Mary Balogh, oh how I love you! Yes, big fan of Ms. Balogh, have been for many years. A Matter of Class reminds me of just why I love Ms. Balogh's writing. I promise I'll try to make this an actual review and not let it veer off into a lovefest of all things Balogh. :)

I must say that is a long blurb for what is a 190 page novella. It really sums up the story quite well. But with Balogh there is so much more to the story than the particulars. There is the character development, which she excels at, bringing her characters to life along with their hopes and dreams. Then there is the plot which wraps the reader up in the romance and only lets go when the hero and heroine have arrived at their Happily Ever After. Ah yes, that is a Mary Balogh story.

We starts with Reginald Mason looking every bit like a gentleman of the ton. He enjoys superb clothing, a bit of gambling and all the finer things in life. He gets his money primarily from his father and would be hard pressed to afford his lifestyle without those funds. Reggie at first glance comes across as a typical wealthy young man of the ton. Enjoying life without a care in the world. His only real concern is keeping up in the latest styles and lately it's boots. He has bought ten pairs in the past ten weeks so it can be quite time consuming. But thankfully there is more to Reggie than a handsome exterior. He is sharp witted, a caring son and tenacious when he needs to be. I found Reggie to be utterly endearing. He is a bit of a scamp, teasing Annabelle while making her blush.

Annabelle Ashton is a lady of the aristocracy. It's important to her father that she marry well, certainly not below her station. But below her station she must go if the Ashtons are to be saved from financial ruin. Annabelle is left with no choice but to sacrifice herself for her family and marry Reggie. Poor dear girl. :) Annabelle is a likable heroine, adhering to the wishes of her parents but also following her own longings. It may seem like she merely tolerates Reggie but there is a definitely spark between these two.

One thing that I usually don't like in my books is the extended flashbacks. I don't mind a paragraph or two but when it goes on for pages, it usually doesn't work for me. Balogh does this in A Matter of Class, going back to when Annabelle and Reggie were children. We get to see how they grow up as neighbors but with this terrible animosity between their fathers. I found I enjoyed seeing the young Annabelle and Reggie. The way they acted when they were away from their parents and able to be themselves. It's like Balogh let the reader into this secret little world of Annabelle and Reggie that no one else knew about. I loved the way Balogh incorporated the flashbacks into the story arc. It added to Reggie and Annabelle's love story beautifully.

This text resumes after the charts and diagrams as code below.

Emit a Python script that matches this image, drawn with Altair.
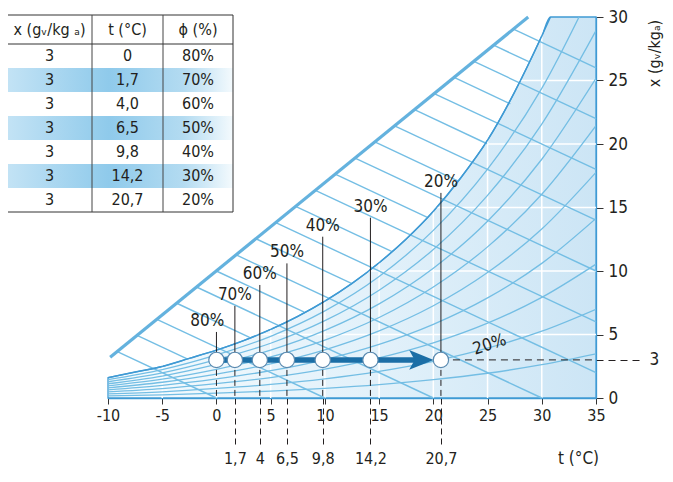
import altair as alt
import pandas as pd

FONT = "Liberation Sans Narrow, DejaVu Sans Condensed, Arial Narrow, sans-serif"
TXT = "#231f20"
BLUE_LINE = "#74bee4"
BLUE_SAT = "#3f9ad4"
BLUE_THICK = "#64b2de"
ARROW = "#1b6ea6"

# ---------------- data ----------------
# saturation curve (phi = 100 %)
sat_t = [-10, -7.5, -5, -2.5, 0, 2.5, 5, 7.5, 10, 12.5, 15, 17.5, 20, 22.5, 25, 27.5, 30, 30.8]
sat_x = [1.6, 2.04, 2.48, 3.12, 3.77, 4.52, 5.4, 6.43, 7.63, 9.02, 10.65, 12.52, 14.7, 17.3, 20.3, 24.1, 28.5, 30.0]

# relative humidity curves 10 % ... 90 %
rh_t = [-10, -5, 0, 5, 10, 15, 20, 25, 30, 35]
rh10 = [0.16, 0.25, 0.38, 0.54, 0.76, 1.05, 1.44, 1.95, 2.62, 3.48]
rh20 = [0.32, 0.49, 0.75, 1.07, 1.51, 2.10, 2.89, 3.92, 5.26, 6.99]
rh30 = [0.48, 0.74, 1.13, 1.61, 2.27, 3.16, 4.34, 5.89, 7.92, 10.54]
rh40 = [0.64, 0.99, 1.50, 2.15, 3.03, 4.22, 5.80, 7.88, 10.60, 14.14]
rh50 = [0.80, 1.24, 1.88, 2.69, 3.79, 5.28, 7.26, 9.88, 13.31, 17.77]
rh60 = [0.96, 1.48, 2.26, 3.23, 4.56, 6.34, 8.74, 11.90, 16.04, 21.45]
rh70 = [1.12, 1.73, 2.64, 3.77, 5.32, 7.41, 10.22, 13.92, 18.80, 25.17]
rh80 = [1.28, 1.98, 3.02, 4.31, 6.09, 8.49, 11.70, 15.96, 21.57, 28.93]
rh90 = [1.44, 2.23, 3.39, 4.86, 6.86, 9.57, 13.20, 18.02, 24.38, 32.74]

# enthalpy lines: start on the thick scale line, end on axis / edge / saturation curve
h_start_t = [-9.14, -7.32, -5.49, -3.66, -1.84, -0.01, 1.82, 3.64, 5.47, 7.30, 9.12,
             10.95, 12.78, 14.60, 16.43, 18.26, 20.08, 21.91, 23.74, 25.56, 27.39]
h_start_x = [3.66, 4.93, 6.20, 7.46, 8.74, 10.0, 11.27, 12.54, 13.81, 15.08, 16.35,
             17.62, 18.89, 20.16, 21.43, 22.70, 23.97, 25.24, 26.5, 27.78, 29.04]
h_end_t = [0, -2.7, 10, 3.05, 20, 8.1, 30, 12.5, 35, 16.15, 35,
           19.5, 35, 22.35, 35, 24.95, 35, 27.1, 35, 28.8, 35]
h_end_x = [0, 3.08, 0, 4.78, 0, 6.76, 0, 9.0, 2.0, 11.54, 6.0,
           14.2, 10.0, 17.06, 14.0, 20.02, 18.0, 23.16, 22.0, 26.48, 26.0]

# thick enthalpy scale line
thick_t = [-9.8, 28.75]
thick_x = [3.2, 30.0]

# the heated air states
state_t = [0, 1.7, 4.0, 6.5, 9.8, 14.2, 20.7]
state_x = [3, 3, 3, 3, 3, 3, 3]
state_phi = ["80%", "70%", "60%", "50%", "40%", "30%", "20%"]
leader_top = [5.2, 7.25, 8.9, 10.6, 12.7, 14.2, 16.15]
label_t = [-0.85, 1.7, 4.0, 6.5, 9.8, 14.2, 20.7]

arrow_t = [0, 18.5]
head_t = [18.9]

grid_t = [-5, 0, 5, 10, 15, 20, 25, 30]
grid_x = [5, 10, 15, 20, 25]

x_ticks = [-10, -5, 0, 5, 10, 15, 20, 25, 30, 35]
y_ticks = [0, 5, 10, 15, 20, 25, 30]

# table
tbl_header = ["x (gᵥ/kg ₐ)", "t (°C)", "ϕ (%)"]
tbl_x = ["3", "3", "3", "3", "3", "3", "3"]
tbl_t = ["0", "1,7", "4,0", "6,5", "9,8", "14,2", "20,7"]
tbl_phi = ["80%", "70%", "60%", "50%", "40%", "30%", "20%"]

# ---------------- layout constants ----------------
col_edges = [0, 85, 156, 226]
header_h = 29
row_h = 24

XS = alt.Scale(domain=[-10, 35], nice=False, zero=False)
YS = alt.Scale(domain=[0, 30], nice=False, zero=False)

# ---------------- frames ----------------
area_df = pd.DataFrame({"t": sat_t + [35], "x": sat_x + [30.0]})
sat_df = pd.DataFrame({"t": sat_t, "x": sat_x})
rh_rows = []
for lvl, arr in zip([10, 20, 30, 40, 50, 60, 70, 80, 90],
                    [rh10, rh20, rh30, rh40, rh50, rh60, rh70, rh80, rh90]):
    for tt, xx in zip(rh_t, arr):
        rh_rows.append({"t": tt, "x": xx, "phi": lvl})
rh_df = pd.DataFrame(rh_rows)
h_df = pd.DataFrame({"t": h_start_t, "x": h_start_x, "t2": h_end_t, "x2": h_end_x})
thick_df = pd.DataFrame({"t": thick_t, "x": thick_x})
st_df = pd.DataFrame({"t": state_t, "x": state_x, "phi": state_phi,
                      "top": leader_top, "lt": label_t})
arrow_df = pd.DataFrame({"t": arrow_t, "x": [3, 3]})
head_df = pd.DataFrame({"t": head_t, "x": [3]})
gv_df = pd.DataFrame({"t": grid_t})
gh_df = pd.DataFrame({"x": grid_x})
hdash_df = pd.DataFrame({"t": [state_t[-1]], "t2": [35], "x": [3]})

x_axis = alt.Axis(values=x_ticks, labelExpr="toString(datum.value)", orient="bottom", grid=False,
                  domainColor=BLUE_SAT, domainWidth=1.3, tickColor="#333", tickSize=6,
                  labelFont=FONT, labelFontSize=16, labelColor=TXT, labelPadding=3,
                  labelFlush=False, labelOverlap=False,
                  title="t (°C)", titleFont=FONT, titleFontSize=17, titleFontWeight="normal",
                  titleColor=TXT, titleX=470, titleY=65, titleAlign="center",
                  titleBaseline="alphabetic")
y_axis = alt.Axis(values=y_ticks, orient="right", grid=False,
                  domainColor=BLUE_SAT, domainWidth=1.3, tickColor="#333", tickSize=7,
                  labelFont=FONT, labelFontSize=17, labelColor=TXT, labelPadding=5,
                  title="x (gᵥ/kgₐ)", titleFont=FONT, titleFontSize=16,
                  titleFontWeight="normal", titleColor=TXT, titleAngle=270,
                  titleX=58, titleY=36, titleAlign="center", titleBaseline="middle")

grad = alt.LinearGradient(gradient="linear",
                          stops=[alt.GradientStop(color="#f5fbfe", offset=0),
                                 alt.GradientStop(color="#e2f1fa", offset=0.55),
                                 alt.GradientStop(color="#cce5f5", offset=1)],
                          x1=0, x2=1, y1=0, y2=0)

area = alt.Chart(area_df).mark_area(interpolate="monotone", color=grad, stroke=BLUE_SAT,
                                    strokeWidth=1.3).encode(
    x=alt.X("t:Q", scale=XS, axis=x_axis), y=alt.Y("x:Q", scale=YS, axis=y_axis))

grid_v = alt.Chart(gv_df).mark_rule(color="white", strokeWidth=1.5).encode(
    x=alt.X("t:Q", scale=XS), y=alt.datum(0), y2=alt.datum(30))
grid_h = alt.Chart(gh_df).mark_rule(color="white", strokeWidth=1.5).encode(
    y=alt.Y("x:Q", scale=YS), x=alt.datum(-10), x2=alt.datum(35))

rh_lines = alt.Chart(rh_df).mark_line(interpolate="monotone", color=BLUE_LINE, strokeWidth=1.3,
                                      clip=True).encode(
    x=alt.X("t:Q", scale=XS), y=alt.Y("x:Q", scale=YS), detail="phi:N")

h_lines = alt.Chart(h_df).mark_rule(color=BLUE_LINE, strokeWidth=1.4).encode(
    x=alt.X("t:Q", scale=XS), y=alt.Y("x:Q", scale=YS), x2="t2:Q", y2="x2:Q")

sat_line = alt.Chart(sat_df).mark_line(interpolate="monotone", color=BLUE_SAT,
                                       strokeWidth=1.5).encode(
    x=alt.X("t:Q", scale=XS), y=alt.Y("x:Q", scale=YS))

thick = alt.Chart(thick_df).mark_line(color=BLUE_THICK, strokeWidth=3.2).encode(
    x=alt.X("t:Q", scale=XS), y=alt.Y("x:Q", scale=YS))

leaders = alt.Chart(st_df).mark_rule(color=TXT, strokeWidth=1).encode(
    x=alt.X("t:Q", scale=XS), y=alt.Y("x:Q", scale=YS), y2="top:Q")

dashes = alt.Chart(st_df).mark_rule(color=TXT, strokeWidth=1, strokeDash=[6, 4]).encode(
    x=alt.X("t:Q", scale=XS), y=alt.Y("x:Q", scale=YS), y2=alt.datum(0))

hdash = alt.Chart(hdash_df).mark_rule(color=TXT, strokeWidth=1, strokeDash=[7, 5]).encode(
    x=alt.X("t:Q", scale=XS), x2="t2:Q", y=alt.Y("x:Q", scale=YS))

arrow_line = alt.Chart(arrow_df).mark_line(color=ARROW, strokeWidth=5.5).encode(
    x=alt.X("t:Q", scale=XS), y=alt.Y("x:Q", scale=YS))

arrow_head = alt.Chart(head_df).mark_point(shape="M-1,-0.8L1,0L-1,0.8L-0.55,0Z", filled=True,
                                           color=ARROW, size=600, opacity=1).encode(
    x=alt.X("t:Q", scale=XS), y=alt.Y("x:Q", scale=YS))

circles = alt.Chart(st_df).mark_point(shape="circle", filled=True, fill="white",
                                      stroke="#5a8ab0", strokeWidth=1.2, size=235,
                                      opacity=1).encode(
    x=alt.X("t:Q", scale=XS), y=alt.Y("x:Q", scale=YS))

pct = alt.Chart(st_df).mark_text(font=FONT, fontSize=17, color=TXT, dy=-11).encode(
    x=alt.X("lt:Q", scale=XS), y=alt.Y("top:Q", scale=YS), text="phi:N")

lab20 = alt.Chart(pd.DataFrame({"t": [25.2], "x": [4.2], "s": ["20%"]})).mark_text(
    font=FONT, fontSize=17, color=TXT, angle=342).encode(
    x=alt.X("t:Q", scale=XS), y=alt.Y("x:Q", scale=YS), text="s:N")

main = alt.layer(area, grid_v, grid_h, rh_lines, h_lines, sat_line, thick, leaders, dashes,
                 hdash, arrow_line, arrow_head, circles, pct, lab20)

# second bottom axis with the dashed state temperatures
ax2x = alt.Chart(pd.DataFrame({"t": state_t[1:]})).mark_point(opacity=0).encode(
    x=alt.X("t:Q", scale=XS, axis=alt.Axis(
        values=state_t[1:], orient="bottom", domain=False, grid=False, tickColor=TXT,
        tickSize=48, tickDash=[6, 4], tickWidth=1,
        labelExpr="replace(toString(datum.value), '.', ',')",
        labelFont=FONT, labelFontSize=16, labelColor=TXT, labelPadding=4,
        labelFlush=False, labelOverlap=False, title=None)))

# second right axis for x = 3
ax2y = alt.Chart(pd.DataFrame({"x": [3]})).mark_point(opacity=0).encode(
    y=alt.Y("x:Q", scale=YS, axis=alt.Axis(
        values=[3], orient="right", domain=False, grid=False, tickColor=TXT,
        tickSize=48, tickDash=[7, 5], tickWidth=1,
        labelFont=FONT, labelFontSize=17, labelColor=TXT, labelPadding=5, title=None)))

# ---------------- table ----------------
TX = alt.Scale(domain=[0, 226], range=[-101, 125], nice=False, zero=False)
TY = alt.Scale(domain=[0, 197], range=[-2, 195], nice=False, zero=False)
col_c = [(col_edges[i] + col_edges[i + 1]) / 2 for i in range(3)]
txt_rows = []
for j, h in enumerate(tbl_header):
    txt_rows.append({"cx": col_c[j], "cy": header_h / 2, "txt": h})
for i in range(len(tbl_t)):
    for j, v in enumerate([tbl_x[i], tbl_t[i], tbl_phi[i]]):
        txt_rows.append({"cx": col_c[j], "cy": header_h + row_h * (i + 0.5), "txt": v})
txt_df = pd.DataFrame(txt_rows)
box_df = pd.DataFrame({"a": [col_edges[0]], "b": [col_edges[-1]], "c": [0],
                       "d": [header_h + row_h * len(tbl_t)]})
stripe_df = pd.DataFrame({"a": [col_edges[0]] * 3, "b": [col_edges[-1]] * 3,
                          "c": [header_h + row_h * i for i in (1, 3, 5)],
                          "d": [header_h + row_h * (i + 1) for i in (1, 3, 5)]})
div_df = pd.DataFrame({"a": col_edges[1:3], "c": [0, 0],
                       "d": [header_h + row_h * len(tbl_t)] * 2})
hline_df = pd.DataFrame({"a": [col_edges[0]], "b": [col_edges[-1]], "c": [header_h]})

sgrad = alt.LinearGradient(gradient="linear",
                           stops=[alt.GradientStop(color="#c3e3f5", offset=0),
                                  alt.GradientStop(color="#8fcaeb", offset=0.45),
                                  alt.GradientStop(color="#b3dbf1", offset=0.78),
                                  alt.GradientStop(color="#f4fafd", offset=1)],
                           x1=0, x2=1, y1=0, y2=0)

t_bg = alt.Chart(box_df).mark_rect(color="white").encode(
    x=alt.X("a:Q", scale=TX, axis=None), x2="b:Q", y=alt.Y("c:Q", scale=TY, axis=None), y2="d:Q")
t_stripes = alt.Chart(stripe_df).mark_rect(color=sgrad).encode(
    x=alt.X("a:Q", scale=TX, axis=None), x2="b:Q", y=alt.Y("c:Q", scale=TY, axis=None), y2="d:Q")
t_box = alt.Chart(box_df).mark_rect(fillOpacity=0, stroke="#333", strokeWidth=1).encode(
    x=alt.X("a:Q", scale=TX, axis=None), x2="b:Q", y=alt.Y("c:Q", scale=TY, axis=None), y2="d:Q")
t_div = alt.Chart(div_df).mark_rule(color="#444", strokeWidth=1).encode(
    x=alt.X("a:Q", scale=TX, axis=None), y=alt.Y("c:Q", scale=TY, axis=None), y2="d:Q")
t_hline = alt.Chart(hline_df).mark_rule(color="#333", strokeWidth=1).encode(
    x=alt.X("a:Q", scale=TX, axis=None), x2="b:Q", y=alt.Y("c:Q", scale=TY, axis=None))
t_text = alt.Chart(txt_df).mark_text(font=FONT, fontSize=16, color=TXT, baseline="middle").encode(
    x=alt.X("cx:Q", scale=TX, axis=None), y=alt.Y("cy:Q", scale=TY, axis=None), text="txt:N")

table = alt.layer(t_bg, t_stripes, t_box, t_div, t_hline, t_text)

chart = alt.layer(main, ax2x, ax2y, table).resolve_scale(
    x="independent", y="independent").properties(
    width=488, height=381,
    autosize=alt.AutoSizeParams(type="none"),
    padding={"left": 100, "top": 9, "right": 69, "bottom": 72},
).configure_view(strokeWidth=0)

chart.save("out.html", embed_options={"renderer": "svg", "actions": False})
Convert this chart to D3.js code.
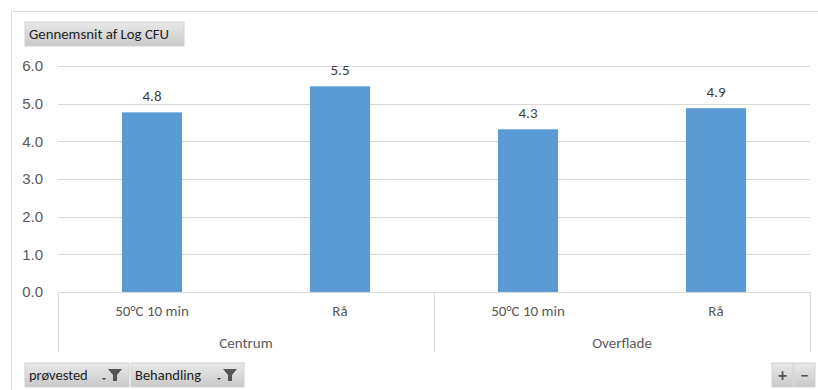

This sounds like a standard Regency romance. Either the hero or the heroine are seen as less than the other through the critical eyes of the ton. Some saving is in order and there are the family obstacles to be overcome. But the way Reggie and Annabelle deal with not only their families but fulfilling their most secret desires is anything but standard. A lovely story of romance and friendship. Completely enjoyed this little jewel from Ms. Balogh.

Rating: A


  1. Wasn't this a fun book? It's the first Mary Balogh I've read (just last month) and I loved it. Can't wait to read more of her books.

  2. This is one book in which I loved the flashbacks MORE than the present story line. I'm so glad you liked it, too!

  3. Ugh, everyone who read this book loved it... and I just can't put my hand on it. I would have bought it right away if it had been longer. I guess i'm going to cave soon, LOL.

    Great review, Leslie.

  4. Mary ~ What a great book to start with! It was fun to read. :)

    Christine ~ I was so thankful the flashbacks worked for me. They were so important to the story.

    nath ~ any chance the library would have it? I know it's a lot for such a short book.

  5. Nah, I checked already. But guess what? I just found out that Book Depository has it for really cheap :P Yay me! Going to order it tonight :D

  6. I'm SO glad you loved this book too, Leslie. I really loved the way Balogh told this story. The flashbacks really told the story in this book and were perfectly used in this case. It's wonderful to read a short story that is complete and satisfying. :) Great review!

    PS: We'll both squee together about all things Balogh. *g*

  7. nath ~ good for you! I think you'll like it. :)

    Hils ~ I was surprised at how much I enjoyed the flashbacks.